Democracia e gestão compartilhada – Por Itamar Lages
Itamar Lages*
Na reunião do Conselho Universitário da Universidade de Pernambuco (CONSUN), realizada em 29 de fevereiro passado, a ADUPE apresentou e defendeu a proposta de permanência dos diretores do HUOC durante os trabalhos investigativos da Comissão de Inquérito, instituída por ato administrativo do Reitor Carlos Calado. Faltou apenas um voto para que a proposta do sindicato aprovada. O fato suscita a necessidade do debate sobre qual modelo de gestão pretendemos para nossa universidade.
Ao defender a proposta de permanência dos diretores eleitos do HUOC durante os trabalhos investigativos da Comissão de Inquérito, a ADUPE convidou os conselheiros e a comunidade universitária a aproveitar a oportunidade e investir no fortalecimento dos mecanismos de gestão compartilhada entre os ordenadores do poder central e daqueles que estão nas Unidades de Ensino e nas de Saúde. Esse investimento pode ser feito, inclusive, aproveitando os trabalhos da Comissão de Aprimoramento do Modelo de Gestão da UPE, recentemente instituída. Além disso, ao final do prazo regulamentar, a Comissão apresenta seu relatório e a UPE apresentaria à Sociedade as medidas cabíveis.

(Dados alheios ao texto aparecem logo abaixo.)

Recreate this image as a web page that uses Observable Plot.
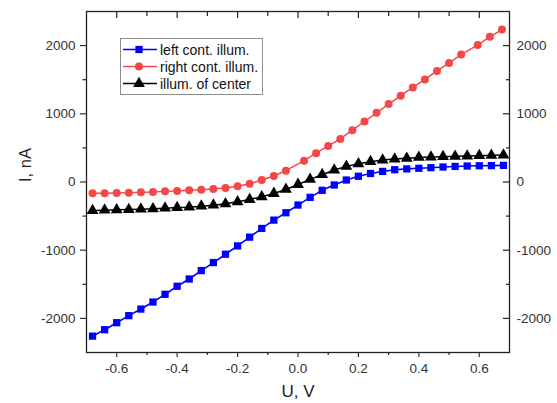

O fato é que a situação enfrentada pelos gestores afastados do HUOC pode ser tomada como um caso exemplar de uma situação que cotidianamente é vivenciada pelos ordenadores de despesas da UPE: o enfrentamento isolado de exigências administrativas e jurídicas. Esse é que o verdadeiro e intenso risco.
Essa situação ocorre porque os necessários mecanismos de coordenação integrativa da gestão da UPE – Reitoria, Unidades de Ensino e Unidades de Saúde – parecem estar ainda muito incipientes e, consequentemente, frágeis. Assim, os assuntos administrativos de uma Instituição única, porém fisicamente dispersa pelo Estado de Pernambuco, terminam sendo tratadas conforme os recursos isolados de cada dirigente.

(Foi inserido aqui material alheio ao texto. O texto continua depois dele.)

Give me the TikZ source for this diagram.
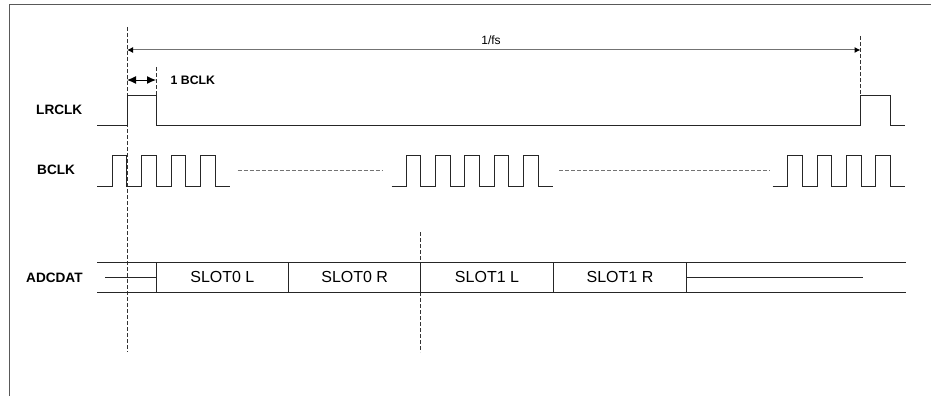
\documentclass[tikz,border=0pt]{standalone}
\usepackage{fontspec}
\setmainfont{Liberation Sans}
\usetikzlibrary{arrows.meta}
\begin{document}
\begin{tikzpicture}[x=1pt,y=-1pt,
  wave/.style={line width=1pt, color=black!85, line join=miter},
  vdash/.style={line width=0.8pt, color=black!80, dash pattern=on 4pt off 2pt},
  hdash/.style={line width=0.8pt, color=black!55, dash pattern=on 4pt off 2pt},
  siglabel/.style={anchor=west, font=\fontsize{13.6}{16}\selectfont\bfseries, inner sep=0pt},
  slot/.style={draw=black!85, line width=1pt, minimum height=30pt, inner sep=0pt, font=\fontsize{16}{18}\selectfont},
  bus/.style={line width=1pt, color=black!85}]
\useasboundingbox (0,0) rectangle (931,396);
% frame
\draw[line width=1.4pt, black!65] (9.5,396) -- (9.5,4.5) -- (931,4.5);

% time markers
\coordinate (m0top) at (127,27);   \coordinate (m0bot) at (127,352);
\coordinate (m1top) at (156,67);   \coordinate (m1bot) at (156,95);
\coordinate (m2top) at (860.5,36); \coordinate (m2bot) at (860.5,98);
\coordinate (m3top) at (420.7,232);\coordinate (m3bot) at (420.7,352);
\draw[vdash] (m0top) -- (m0bot);
\draw[vdash] (m1top) -- (m1bot);
\draw[vdash] (m2top) -- (m2bot);
\draw[vdash] (m3top) -- (m3bot);

% 1/fs
\coordinate (fsL) at (127,50); \coordinate (fsR) at (860.5,50);
\draw[line width=1pt, black!55, {Latex[length=6pt,width=6pt,black]}-{Latex[length=6pt,width=6pt,black]}] (fsL) -- (fsR);
\node[font=\fontsize{12}{14}\selectfont] (fs) at (491,40) {1/fs};

% 1 BCLK
\coordinate (bcL) at (127,80); \coordinate (bcR) at (156,80);
\draw[line width=1pt, black, {Latex[length=9pt,width=8pt]}-{Latex[length=9pt,width=8pt]}] (bcL) -- (bcR);
\node[siglabel, font=\fontsize{12.3}{14}\selectfont\bfseries] (onebclk) at (170.5,80) {1 BCLK};

% labels
\node[siglabel] (lrclk) at (36,110) {LRCLK};
\node[siglabel] (bclk) at (37,170) {BCLK};
\node[siglabel] (adcdat) at (26,278) {ADCDAT};

% LRCLK waveform
\draw[wave] (97,125) -- (127,125) -- (127,95.5) -- (156,95.5) -- (156,125)
  -- (860.5,125) -- (860.5,95.5) -- (890.5,95.5) -- (890.5,125) -- (905,125);

% BCLK waveform
\draw[wave] (97,186) \foreach \k in {0,...,3}{ -- ({112.3+29.4*\k},186) -- ++(0,-30.5) -- ++(14.6,0) -- ++(0,30.5)} -- (229.5,186);
\draw[wave] (391.7,186) \foreach \k in {0,...,4}{ -- ({406+29.4*\k},186) -- ++(0,-30.5) -- ++(14.6,0) -- ++(0,30.5)} -- (552.7,186);
\draw[wave] (772.7,186) \foreach \k in {0,...,3}{ -- ({787.7+29.4*\k},186) -- ++(0,-30.5) -- ++(14.6,0) -- ++(0,30.5)} -- (905.3,186);
\draw[hdash] (237.7,170) -- (383,170);
\draw[hdash] (559,170) -- (770,170);

% ADCDAT bus
\draw[bus] (97,262) -- (905.7,262);
\draw[bus] (97,292) -- (905.7,292);
\draw[bus] (105,277) -- (156,277);
\draw[bus] (686.7,277) -- (862.7,277);
\node[slot, minimum width=132.7pt] (s0l) at (222.35,277) {SLOT0 L};
\node[slot, minimum width=132pt] (s0r) at (354.7,277) {SLOT0 R};
\node[slot, minimum width=132.6pt] (s1l) at (487,277) {SLOT1 L};
\node[slot, minimum width=133.4pt] (s1r) at (620,277) {SLOT1 R};
\end{tikzpicture}
\end{document}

Esse modo de administração, além de ameaçar a característica descentralizada da UPE, faz com que a Universidade esteja vulnerável às injunções privatizantes, como a de entregar a gestão dos hospitais universitários a empresas privadas, que se auto-definem como organizações sem fins lucrativos. Aqui em Pernambuco, por exemplo, o acesso aos serviços de saúde tem sido ampliado de acordo com um modelo linear de queixa-conduta administrado por proprietários de serviços chamados de filantrópicos, em detrimento do que preconiza a atual Constituição Federal: em primeiro lugar o Estado.
O atual estatuto da UPE preconiza a descentralização horizontal e vertical como uma das principais características de configuração da estrutura administrativa da nossa Universidade. Entendemos a descentralização como o parâmetro mais complexo para o delineamento da estrutura de uma organização. Complexo porque a sua realização se exprime na dispersão dos serviços pelos distintos Campus e Unidades a fim de atender à população pernambucana. Complexo porque a descentralização dos serviços exige que sejam viabilizadas as condições necessárias à realização das atividades e a obtenção dos resultados esperados.

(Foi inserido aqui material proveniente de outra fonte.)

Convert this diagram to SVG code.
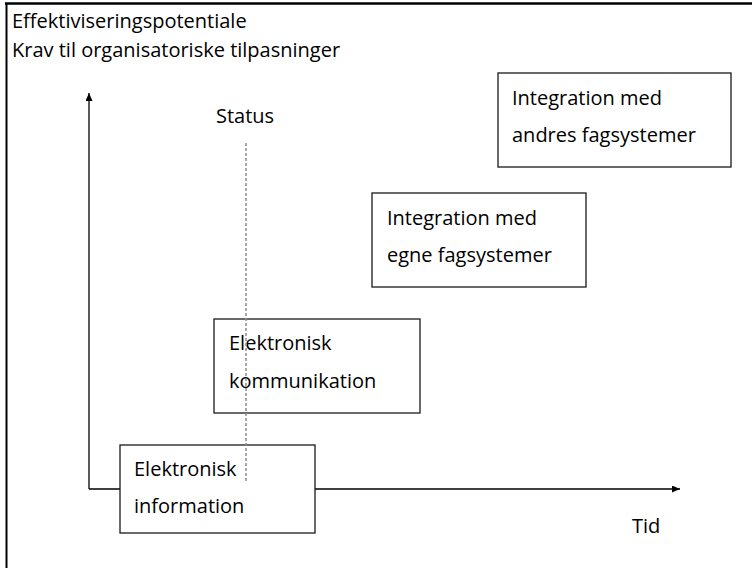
<svg xmlns="http://www.w3.org/2000/svg" width="752" height="568" viewBox="0 0 752 568">
<style>
  text { font-family: "Open Sans", "Liberation Sans", sans-serif; font-size: 20px; fill: #000; }
  .box { fill: #fff; stroke: #1a1a1a; stroke-width: 1.3; }
  .axis { stroke: #000; stroke-width: 1.3; fill: none; }
  .status { stroke: #8c8c8c; stroke-width: 1.5; stroke-dasharray: 3 2; fill: none; }
  .frame { stroke: #000; fill: none; }
</style>
<defs>
  <marker id="arrow" viewBox="0 0 10 10" refX="10" refY="5" markerWidth="8" markerHeight="7" markerUnits="userSpaceOnUse" orient="auto" preserveAspectRatio="none">
    <path d="M0,0 L10,5 L0,10 Z" fill="#000"/>
  </marker>
</defs>
<rect width="752" height="568" fill="#fff"/>
<g id="frame">
  <line class="frame" x1="5" y1="3.5" x2="752" y2="3.5" stroke-width="2.5"/>
  <line class="frame" x1="6.5" y1="3" x2="6.5" y2="568" stroke-width="2"/>
</g>
<g id="axis-labels">
  <text x="12" y="28">Effektiviseringspotentiale</text>
  <text x="12" y="57">Krav til organisatoriske tilpasninger</text>
  <text x="632" y="533">Tid</text>
</g>
<g id="connectors">
  <path class="axis" d="M89,489 L89,93" marker-end="url(#arrow)"/>
  <path class="axis" d="M89,489 L680,489" marker-end="url(#arrow)"/>
</g>
<g id="node-info">
  <rect class="box" x="120" y="445" width="195" height="88"/>
  <text x="134" y="476">Elektronisk</text>
  <text x="134" y="513">information</text>
</g>
<g id="node-komm">
  <rect class="box" x="214" y="319" width="206" height="94"/>
  <text x="229" y="350">Elektronisk</text>
  <text x="229" y="388">kommunikation</text>
</g>
<g id="node-egne">
  <rect class="box" x="372" y="193" width="214" height="94"/>
  <text x="387" y="225">Integration med</text>
  <text x="387" y="262">egne fagsystemer</text>
</g>
<g id="node-andres">
  <rect class="box" x="498" y="73" width="233" height="94"/>
  <text x="512" y="105">Integration med</text>
  <text x="512" y="142">andres fagsystemer</text>
</g>
<g id="status">
  <text x="216" y="123">Status</text>
  <line class="status" x1="246" y1="143" x2="246" y2="483"/>
</g>
</svg>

Isso significa que devemos fortalecer a descentralização nos sentidos horizontal e vertical. Significa que a grande estratégia para isso é a de fortalecer a reunião entre os ordenadores de despesas como uma Câmara Técnica na qual a dificuldade de cada Unidade passe a ser tratada por todos os ordenadores. Que as propostas saídas dessa Câmara sejam submetidas à apreciação e deliberação do CONSUN. Que uma das decisões pontuais, mas muito importante, seja a de ter um corpo de auditoria próprio que realize suas atividades no início e no final de cada mandato. Que no caso de um impedimento temporário ou definitivo alguém que esteja mais próximo dos processos em execução dê continuidade às atividades de coordenação administrativa e que, por outro lado, os ordenadores máximos da UPE possam garantir a mediação dessa dinâmica para evitar solução de continuidade.
Ora, para que estas propostas possam ser devidamente encaminhadas é preciso que a prática do diálogo faça parte do cotidiano institucional. Essa prática nunca deve ser efetivada de maneira instrumental, mas sim contando com a possibilidade de contraditórios, os quais terminam por fortalecer as mediações e as tomadas de decisões mais difíceis como a que vivenciamos agora. Essa proposta e esses encaminhamentos, se adotadas rotineiramente, podem evitar os constrangimentos institucionais e pessoais dos processos administrativos. Com isso, em vez de “quebrar, se promoverá o fortalecimento do poder dos diretores”. Um poder que não se constituirá em distinção pessoal, mas sim na responsabilidade compartilhada!